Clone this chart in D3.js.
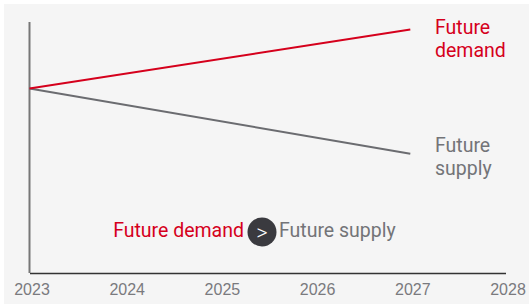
<!DOCTYPE html>
<html>
<head>
<meta charset="utf-8">
<script src="https://cdn.jsdelivr.net/npm/d3@7"></script>
<style>
  html, body { margin: 0; padding: 0; background: #fff; }
  svg { display: block; font-family: Roboto, "Liberation Sans", sans-serif; }
</style>
</head>
<body>
<div id="chart"></div>
<script>
// data
var years = [2023, 2024, 2025, 2026, 2027, 2028];
var demandYears = [2023, 2027];
var demandValues = [73.5, 97];
var supplyYears = [2023, 2027];
var supplyValues = [73.5, 47.5];
var seriesNames = ["Future demand", "Future supply"];

var width = 529, height = 304;
var red = "#d5001c", grey = "#737478";

var svg = d3.select("#chart").append("svg")
  .attr("width", width)
  .attr("height", height);

// panel background
svg.append("rect")
  .attr("x", 4).attr("y", 4)
  .attr("width", width - 4).attr("height", height - 4)
  .attr("fill", "#f5f5f5");

var x = d3.scaleLinear().domain([2023, 2028]).range([29.5, 505.5]);
var y = d3.scaleLinear().domain([0, 100]).range([273, 22]);

// x axis
var xAxis = svg.append("g")
  .attr("transform", "translate(0," + y(0) + ")")
  .call(d3.axisBottom(x).tickValues(years).tickFormat(d3.format("d")).tickSize(0).tickPadding(11));
xAxis.select(".domain").attr("stroke", "#333").attr("stroke-width", 1.5);
xAxis.selectAll("text")
  .attr("fill", "#7a7a7e")
  .style("font-size", "16px")
  .attr("dx", 2);

// y axis (line only)
svg.append("line")
  .attr("x1", x(2023)).attr("x2", x(2023))
  .attr("y1", y(100)).attr("y2", y(0))
  .attr("stroke", "#777")
  .attr("stroke-width", 2);

var line = d3.line()
  .x(function(d) { return x(d[0]); })
  .y(function(d) { return y(d[1]); });

var series = [
  { name: seriesNames[1], pts: d3.zip(supplyYears, supplyValues), color: "#6b6c70", dy: -2 },
  { name: seriesNames[0], pts: d3.zip(demandYears, demandValues), color: red, dy: 4 }
];

svg.selectAll("path.series")
  .data(series).enter()
  .append("path")
  .attr("class", "series")
  .attr("d", function(d) { return line(d.pts); })
  .attr("fill", "none")
  .attr("stroke", function(d) { return d.color; })
  .attr("stroke-width", 2);

// end labels, two lines each
series.forEach(function(s) {
  var last = s.pts[s.pts.length - 1];
  var t = svg.append("text")
    .attr("x", 435)
    .attr("y", y(last[1]) + s.dy)
    .attr("fill", s.color === red ? red : grey)
    .style("font-size", "19.5px");
  var words = s.name.split(" ");
  t.append("tspan").attr("x", 435).attr("dy", 0).text(words[0]);
  t.append("tspan").attr("x", 435).attr("dy", 23).text(words[1]);
});

// "Future demand > Future supply" note
var note = svg.append("g");
note.append("text")
  .attr("x", 244).attr("y", 236.5)
  .attr("text-anchor", "end")
  .attr("fill", red)
  .style("font-size", "19.5px")
  .text(seriesNames[0]);
note.append("circle")
  .attr("cx", 262).attr("cy", 232).attr("r", 14.5)
  .attr("fill", "#3a3a3f");
note.append("text")
  .attr("x", 262).attr("y", 239.5)
  .attr("text-anchor", "middle")
  .attr("fill", "#fff")
  .style("font-size", "22px")
  .style("font-weight", 300)
  .text(">");
note.append("text")
  .attr("x", 279).attr("y", 236.5)
  .attr("fill", grey)
  .style("font-size", "19.5px")
  .text(seriesNames[1]);
</script>
</body>
</html>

+---+

Quote the data above in full, leaving out the pictures it holds.

Clone this chart in D3.js.
<!DOCTYPE html>
<html>
<head>
<meta charset="utf-8">
<script src="https://cdn.jsdelivr.net/npm/d3@7"></script>
<style>
  html, body { margin: 0; padding: 0; background: #fff; }
  svg { display: block; font-family: Roboto, "Liberation Sans", sans-serif; }
</style>
</head>
<body>
<div id="chart"></div>
<script>
// data
var years = [2023, 2024, 2025, 2026, 2027, 2028];
var demandYears = [2023, 2027];
var demandValues = [73.5, 97];
var supplyYears = [2023, 2027];
var supplyValues = [73.5, 47.5];
var seriesNames = ["Future demand", "Future supply"];

var width = 529, height = 304;
var red = "#d5001c", grey = "#737478";

var svg = d3.select("#chart").append("svg")
  .attr("width", width)
  .attr("height", height);

// panel background
svg.append("rect")
  .attr("x", 4).attr("y", 4)
  .attr("width", width - 4).attr("height", height - 4)
  .attr("fill", "#f5f5f5");

var x = d3.scaleLinear().domain([2023, 2028]).range([29.5, 505.5]);
var y = d3.scaleLinear().domain([0, 100]).range([273, 22]);

// x axis
var xAxis = svg.append("g")
  .attr("transform", "translate(0," + y(0) + ")")
  .call(d3.axisBottom(x).tickValues(years).tickFormat(d3.format("d")).tickSize(0).tickPadding(11));
xAxis.select(".domain").attr("stroke", "#333").attr("stroke-width", 1.5);
xAxis.selectAll("text")
  .attr("fill", "#7a7a7e")
  .style("font-size", "16px")
  .attr("dx", 2);

// y axis (line only)
svg.append("line")
  .attr("x1", x(2023)).attr("x2", x(2023))
  .attr("y1", y(100)).attr("y2", y(0))
  .attr("stroke", "#777")
  .attr("stroke-width", 2);

var line = d3.line()
  .x(function(d) { return x(d[0]); })
  .y(function(d) { return y(d[1]); });

var series = [
  { name: seriesNames[1], pts: d3.zip(supplyYears, supplyValues), color: "#6b6c70", dy: -2 },
  { name: seriesNames[0], pts: d3.zip(demandYears, demandValues), color: red, dy: 4 }
];

svg.selectAll("path.series")
  .data(series).enter()
  .append("path")
  .attr("class", "series")
  .attr("d", function(d) { return line(d.pts); })
  .attr("fill", "none")
  .attr("stroke", function(d) { return d.color; })
  .attr("stroke-width", 2);

// end labels, two lines each
series.forEach(function(s) {
  var last = s.pts[s.pts.length - 1];
  var t = svg.append("text")
    .attr("x", 435)
    .attr("y", y(last[1]) + s.dy)
    .attr("fill", s.color === red ? red : grey)
    .style("font-size", "19.5px");
  var words = s.name.split(" ");
  t.append("tspan").attr("x", 435).attr("dy", 0).text(words[0]);
  t.append("tspan").attr("x", 435).attr("dy", 23).text(words[1]);
});

// "Future demand > Future supply" note
var note = svg.append("g");
note.append("text")
  .attr("x", 244).attr("y", 236.5)
  .attr("text-anchor", "end")
  .attr("fill", red)
  .style("font-size", "19.5px")
  .text(seriesNames[0]);
note.append("circle")
  .attr("cx", 262).attr("cy", 232).attr("r", 14.5)
  .attr("fill", "#3a3a3f");
note.append("text")
  .attr("x", 262).attr("y", 239.5)
  .attr("text-anchor", "middle")
  .attr("fill", "#fff")
  .style("font-size", "22px")
  .style("font-weight", 300)
  .text(">");
note.append("text")
  .attr("x", 279).attr("y", 236.5)
  .attr("fill", grey)
  .style("font-size", "19.5px")
  .text(seriesNames[1]);
</script>
</body>
</html>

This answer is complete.